The Director-General of the disputed Presidential Foreign Intervention Promotion Council, PFIPC, Adeniyi Adeyemi, says he is ready to hand over documents to the Department of State Services, DSS, and the police to help investigators establish how the council secured N1.3 billion in the 2026 budget.
Adeyemi’s offer follows President Bola Tinubu’s 30-day ultimatum to the Independent Corrupt Practices and Other Related Offences Commission, ICPC, to investigate the council, which the Presidency has dismissed as fake.
The National Assembly is split on how to handle the matter. The House of Representatives has set up an ad hoc committee to probe how the agency got N1.3 billion allocated under budget code 0111062001, while the Senate has rejected a parallel inquiry, choosing instead to wait for the ICPC’s report.
In an interview with online personality VeryDarkMan, Adeyemi said he would soon submit documents to security agencies for verification. He denied inserting the budget line himself, saying he was in detention for 23 days while the budget was being prepared and did not defend it before lawmakers.
On his earlier claims against Chief of Staff Femi Gbajabiamila, Adeyemi was non-committal, saying only that a probe panel should be set up to establish the facts. He also repeated that he was attacked by gunmen near Zuma Rock in September 2025, and insisted his aim was to attract foreign investment to Nigeria.
Lawmakers in the House raised alarm that a non-existent council operated from the Federal Secretariat in Abuja for nearly a year, engaged foreign missions, and got N1,302,978,000 approved. Yusuf Gagdi, who moved the motion, said the group relied on a fake law it claimed was Chapter N2117, which does not exist.
The House gave its committee four weeks to summon the Minister of Budget and Economic Planning and the Budget Office DG, and asked the Accountant-General to freeze any funds tied to the agency. It also directed that all MDAs be verified against their legal instruments going forward.
Deputy Speaker Benjamin Kalu admitted his office was misled by the group’s use of official letterheads, including a May 2, 2025 letter bearing the logos of the Presidential Economic Advisory Council and PFIPC.
Senator Kawu Sumaila tried to get the Senate to launch its own probe, citing a N1.3 billion allocation broken down into personnel, overhead and capital costs.
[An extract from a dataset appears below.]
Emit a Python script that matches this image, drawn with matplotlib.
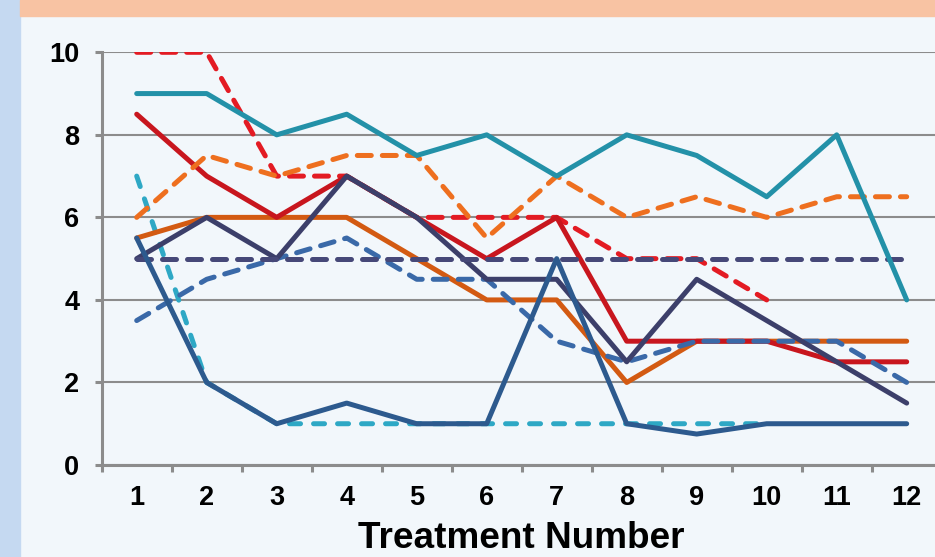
import matplotlib.pyplot as plt
import matplotlib.patches as patches
import numpy as np

nan = np.nan

treatments = [1, 2, 3, 4, 5, 6, 7, 8, 9, 10, 11, 12]

red_dashed = [10, 10, 7, 7, 6, 6, 6, 5, 5, 4, nan, nan]
cyan_dashed = [7, 2, 1, 1, 1, 1, 1, 1, 1, 1, nan, nan]
orange_solid = [5.5, 6, 6, 6, 5, 4, 4, 2, 3, 3, 3, 3]
red_solid = [8.5, 7, 6, 7, 6, 5, 6, 3, 3, 3, 2.5, 2.5]
blue_dashed = [3.5, 4.5, 5, 5.5, 4.5, 4.5, 3, 2.5, 3, 3, 3, 2]
navy_solid = [5, 6, 5, 7, 6, 4.5, 4.5, 2.5, 4.5, 3.5, 2.5, 1.5]
navy_dashed = [5, 5, 5, 5, 5, 5, 5, 5, 5, 5, 5, 5]
blue_solid = [5.5, 2, 1, 1.5, 1, 1, 5, 1, 0.75, 1, 1, 1]
orange_dashed = [6, 7.5, 7, 7.5, 7.5, 5.5, 7, 6, 6.5, 6, 6.5, 6.5]
teal_solid = [9, 9, 8, 8.5, 7.5, 8, 7, 8, 7.5, 6.5, 8, 4]

y_ticks = [0, 2, 4, 6, 8, 10]

bg = '#F2F7FB'
gray = '#8C8C8C'
plt.rcParams['font.family'] = ['Liberation Sans', 'DejaVu Sans']

fig = plt.figure(figsize=(9.35, 5.57), dpi=100, facecolor=bg)

#side strip and header band
fig.patches.append(patches.Rectangle((0, 0), 20 / 935, 1, transform=fig.transFigure,
                                     color='#C5D9F1', zorder=0))
fig.patches.append(patches.Rectangle((20 / 935, 1 - 16 / 557), 1, 16 / 557,
                                     transform=fig.transFigure, color='#F8C3A3', zorder=0))

ax = fig.add_axes([101.7 / 935, 92 / 557, 840 / 935, 412.7 / 557])
ax.set_facecolor(bg)

lw = 3.6
dash = (2.8, 2.2)
ax.plot(treatments, red_dashed, color='#E31B23', lw=lw, dashes=dash, dash_capstyle='round')
ax.plot(treatments, cyan_dashed, color='#2EA8C5', lw=lw, dashes=(2.2, 2.6), dash_capstyle='round')
ax.plot(treatments, orange_solid, color='#D35A12', lw=lw, solid_capstyle='round')
ax.plot(treatments, red_solid, color='#C8161E', lw=lw, solid_capstyle='round')
ax.plot(treatments, blue_dashed, color='#3A69A8', lw=lw, dashes=dash, dash_capstyle='round')
ax.plot(treatments, navy_solid, color='#3C3F6A', lw=lw, solid_capstyle='round')
ax.plot(treatments, navy_dashed, color='#464878', lw=lw, dashes=dash, dash_capstyle='round')
ax.plot(treatments, blue_solid, color='#2D5A8E', lw=lw, solid_capstyle='round')
ax.plot(treatments, orange_dashed, color='#EE6F1F', lw=lw, dashes=dash, dash_capstyle='round')
ax.plot(treatments, teal_solid, color='#2391A8', lw=lw, solid_capstyle='round')

ax.set_xlim(0.5, 12.5)
ax.set_ylim(0, 10)
ax.set_yticks(y_ticks)
ax.set_xticks(treatments)
ax.set_xticks(np.arange(0.5, 12, 1), minor=True)
ax.yaxis.grid(True, color=gray, lw=1.5)
ax.set_axisbelow(True)

for side in ['top', 'right']:
    ax.spines[side].set_visible(False)
for side in ['left', 'bottom']:
    ax.spines[side].set_color(gray)
    ax.spines[side].set_linewidth(2.2)

ax.tick_params(axis='y', length=5, width=2.2, color=gray, pad=11, labelsize=19.5)
ax.tick_params(axis='x', which='major', length=0, pad=14.5, labelsize=19.5)
ax.tick_params(axis='x', which='minor', length=5, width=2.2, color=gray)
for lab in ax.get_xticklabels() + ax.get_yticklabels():
    lab.set_fontweight('bold')

fig.text(521.7 / 935, 1 / 557, 'Treatment Number', ha='center', va='bottom',
         fontsize=26.6, fontweight='bold')

plt.savefig('out.png', dpi=100, facecolor=bg)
Deputy Senate President Barau Jibrin blocked the move, saying the chamber should wait for the ICPC’s report before acting.
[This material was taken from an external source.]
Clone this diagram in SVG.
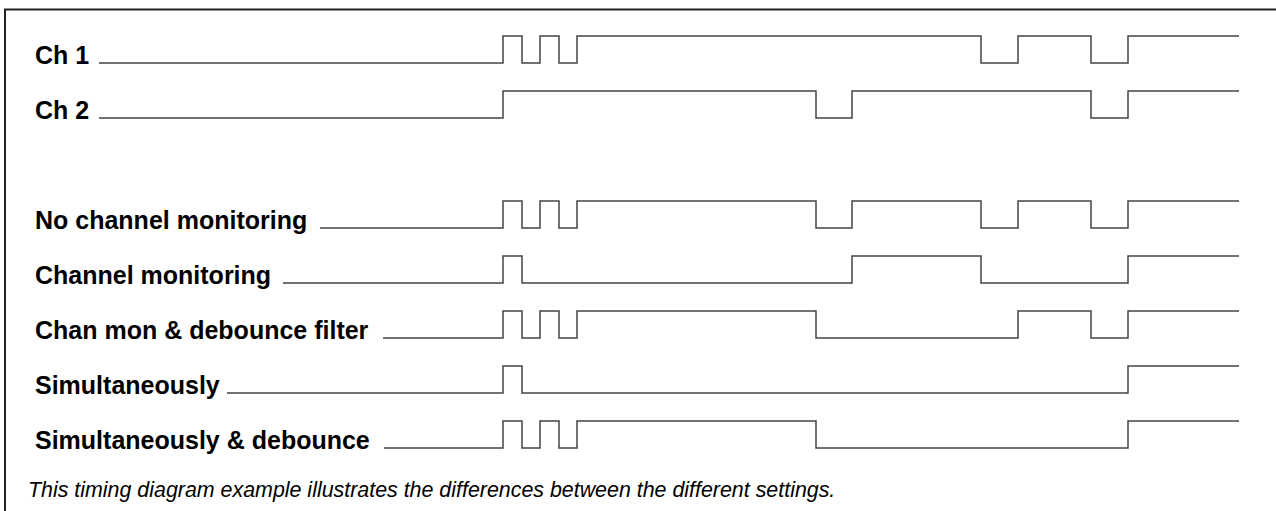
<svg xmlns="http://www.w3.org/2000/svg" width="1276" height="511" viewBox="0 0 1276 511">
<style>
.bg{fill:#ffffff}
.frame{fill:none;stroke:#222;stroke-width:2}
.lbl{font-family:"Liberation Sans",Arial,sans-serif;font-weight:bold;font-size:25px;fill:#000}
.wave{fill:none;stroke:#444;stroke-width:1.5;stroke-linejoin:miter}
.cap{font-family:"Liberation Sans",Arial,sans-serif;font-style:italic;font-size:21.4px;fill:#000}
</style>
<rect class="bg" x="0" y="0" width="1276" height="511"/>
<path class="frame" d="M5,511 V9.5 H1276"/>
<g id="ch1">
<text class="lbl" x="35" y="64">Ch 1</text>
<path class="wave" d="M99,63 H503 V36 H522 V63 H540 V36 H559 V63 H577 V36 H981 V63 H1018 V36 H1091 V63 H1128 V36 H1239"/>
</g>
<g id="ch2">
<text class="lbl" x="35" y="119">Ch 2</text>
<path class="wave" d="M99,118 H503 V91 H816 V118 H852 V91 H1091 V118 H1128 V91 H1239"/>
</g>
<g id="no-channel-monitoring">
<text class="lbl" x="35" y="229">No channel monitoring</text>
<path class="wave" d="M320,228 H503 V201 H522 V228 H540 V201 H559 V228 H577 V201 H816 V228 H852 V201 H981 V228 H1018 V201 H1091 V228 H1128 V201 H1239"/>
</g>
<g id="channel-monitoring">
<text class="lbl" x="35" y="284">Channel monitoring</text>
<path class="wave" d="M283,283 H503 V256 H522 V283 H852 V256 H981 V283 H1128 V256 H1239"/>
</g>
<g id="chan-mon-debounce">
<text class="lbl" x="35" y="339">Chan mon &amp; debounce filter</text>
<path class="wave" d="M383,338 H503 V311 H522 V338 H540 V311 H559 V338 H577 V311 H816 V338 H1018 V311 H1091 V338 H1128 V311 H1239"/>
</g>
<g id="simultaneously">
<text class="lbl" x="35" y="394">Simultaneously</text>
<path class="wave" d="M227,393 H503 V366 H522 V393 H1128 V366 H1239"/>
</g>
<g id="simultaneously-debounce">
<text class="lbl" x="35" y="449">Simultaneously &amp; debounce</text>
<path class="wave" d="M384,448 H503 V421 H522 V448 H540 V421 H559 V448 H577 V421 H816 V448 H1128 V421 H1239"/>
</g>
<g id="connectors"></g>
<text id="caption" class="cap" x="28" y="497">This timing diagram example illustrates the differences between the different settings.</text>
</svg>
Former Vice President Atiku Abubakar dismissed the ICPC investigation as an internal cover-up, demanding an independent inquiry involving the Nigerian Bar Association, opposition parties, civil society and retired judges. He argued the Presidency cannot investigate itself in a scandal implicating its own officials.
The African Democratic Congress, ADC, backed Atiku’s position, with spokesman Bolaji Abdullahi accusing the Presidency of prejudging the outcome by calling Adeyemi’s documents forgeries before any forensic review. The party also condemned the reported arrest of Adeyemi’s father as intimidation.